Miércoles de la VII Semana de Pascua

Hech 20, 28-38

Hoy hemos escuchado en la primera lectura la segunda parte del discurso que San Pablo hizo en Mileto a los presbíteros de la comunidad cristiana de Éfeso.

El núcleo o centro del discurso lo oímos al principio: «Miren por ustedes mismos y por todo el rebaño, del que los constituyó pastores, el Espíritu Santo, para apacentar a la Iglesia que Dios adquirió con la sangre de su Hijo».

Todos nosotros, cada uno según nuestra vocación, somos miembros vivos de esta comunidad de vida que es la misma vida trinitaria: el Padre es el origen eterno y la meta última es Cristo, el Hijo de Dios encarnado, es el sacerdote único, mediador y redentor, y el Espíritu  es el que nos introduce y dinamiza en esta vida.

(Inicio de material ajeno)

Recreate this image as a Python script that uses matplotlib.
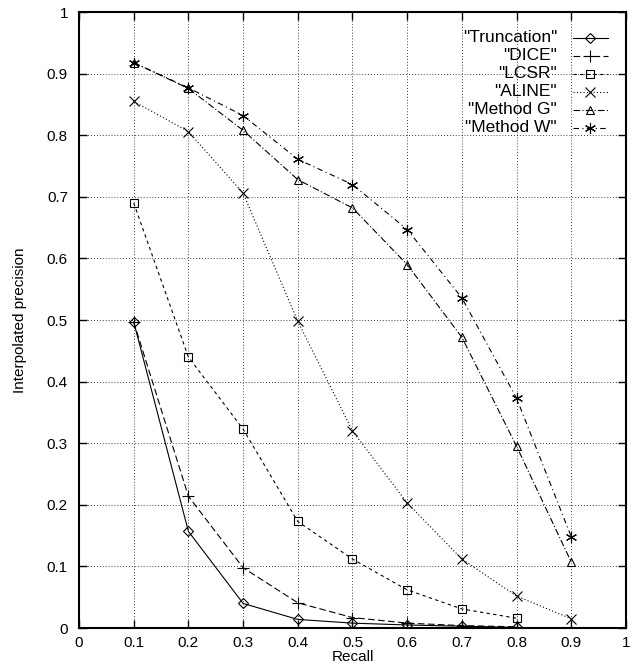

Pablo nos habla de su experiencia y nos invita a seguirlo.

Jn 17, 11-19

Hemos oído otro fragmento de la maravillosa «oración sacerdotal» de Jesús.

Hoy aparecen dos verbos: cuidar y santificar.

«Cuídalos, para que sean uno como nosotros».  El tema de la unidad, como preocupación de Cristo es fundamental para la Iglesia.

El segundo verbo es consagrar o santificar.  Sólo Dios es santo.  Pero nos comunica su misma vida.  Y nos la comunica por su propio Hijo Jesús.  El se proclamó a sí mismo: «Yo soy…. la verdad».

Nuestra vocación cristiana implica un entrar, un vivir, un actuar según la misma vida de Dios.  ¿Somos conscientes de este privilegio?  Es un regalo amoroso de Dios que implica una responsabilidad de aceptación y de respuesta.

Vivamos esta Eucaristía a la luz de las palabras de Cristo que hemos escuchado hoy.